My biology teacher told me that protein supplements are useless, because you get enough protein normally, so you just pee it out. He is not just saying this either. He has many years of teaching knowledge, a college education for P.E., and he is an amazing and well learned track coach, so I know he is not telling us something he just heard. What do you think about this?
Chodantraceur, you can print this reply out for your PE teacher so can revise his views.
As Chris mentioned, that's a misguided view that is not in accordance with all the scientific evidence.
For the most part you can "survive" even with almost no protein at all, but there is a difference between survive and thrive, and all data shows you can do much better with more protein than what most people tend to eat.
If you can get it all from your diet without making bad nutritional choices (e.g., too many calories because your main protein source is say McDonalds) and without going broke (good quality protein-rich food tends to be more expensive), then go for it.
If you can't quite make it all from food, and often you can't, protein supplements are a great easy way to round you up to the ideal amount without messing up your caloric max or your wallet.
The minimum is considered ~50 grams a day to avoid going into protein deficiency, and that's for sedentary people and just to avoid becoming sick in the long run, not to be as fit as you can be.

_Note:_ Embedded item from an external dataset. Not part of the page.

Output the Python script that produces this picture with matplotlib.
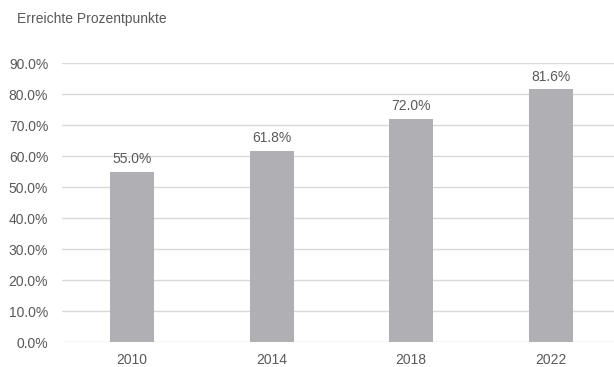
import matplotlib.pyplot as plt

years = ['2010', '2014', '2018', '2022']
values = [55.0, 61.8, 72.0, 81.6]
yticks = [0, 10, 20, 30, 40, 50, 60, 70, 80, 90]

plt.rcParams['font.family'] = ['Liberation Sans', 'DejaVu Sans']
text_color = '#595959'

fig = plt.figure(figsize=(6.14, 3.67), dpi=100)
ax = fig.add_axes([0.101, 0.068, 0.91, 0.76])

x = range(len(years))
bars = ax.bar(x, values, width=0.315, color='#b0b0b4', zorder=3)

for xi, v in zip(x, values):
    ax.annotate(f'{v:.1f}%', xy=(xi, v), xytext=(0, 4), textcoords='offset points',
                ha='center', va='bottom', fontsize=10, color=text_color)

ax.set_xlim(-0.5, 3.5)
ax.set_ylim(0, 90)
ax.set_yticks(yticks)
ax.set_yticklabels([f'{t:.1f}%' for t in yticks])
ax.set_xticks(list(x))
ax.set_xticklabels(years)
ax.tick_params(axis='both', length=0, labelsize=10, labelcolor=text_color)
ax.tick_params(axis='y', pad=10)
ax.tick_params(axis='x', pad=8)
ax.grid(axis='y', color='#d9d9d9', linewidth=1, zorder=0)
for s in ax.spines.values():
    s.set_visible(False)

fig.text(0.028, 0.948, 'Erreichte Prozentpunkte', fontsize=10, color=text_color,
         ha='left', va='center')

fig.savefig('out.png', dpi=100)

If you are active or training you need much more, and there is an even higher threshold before you stop seeing benefits from adding more proteins to your diet.
Talking in numbers, if your weight is say 150lb and physically active you would need at least 100-150g of protein a day. And that of course depends on the intensity of the training and amount of muscle growth too. A bodybuilder for example has an even greater protein need to be able to put on that much muscle. But for the average lighter training, at ~160g you can see evidence that adding more proteins on top of that starts to be wasted. That's based on total body protein synthesis measurement and on aminoacid oxidation which is when your body starts to convert excess protein material into energy (and yes eventually the metabolites get passed through the kidneys but they are no longer proteins or aminoacids by then, as Chris said).
For people interested about where these numbers come from, here is one study on this
http://www.ncbi.nlm.nih.gov/pubmed/1474076and there are many more showing benefits at higher ranges for higher intensity.
Now, consider that one large egg, a very good source of protein, has only 6 g of protein, and you can see that if you add up all your protein sources (use something like
this) in your diet it's easy to fall short especially if you are active.
All this is also without going into protein quality, not all protein is equal and even if your cereal says it has X grams of protein, protein from grains is much less complete and lower quality by itself (compared to eggs, milk, cheese, meat/fish), while again protein powders are much more complete and high-quality so they are a good way to compensate as needed.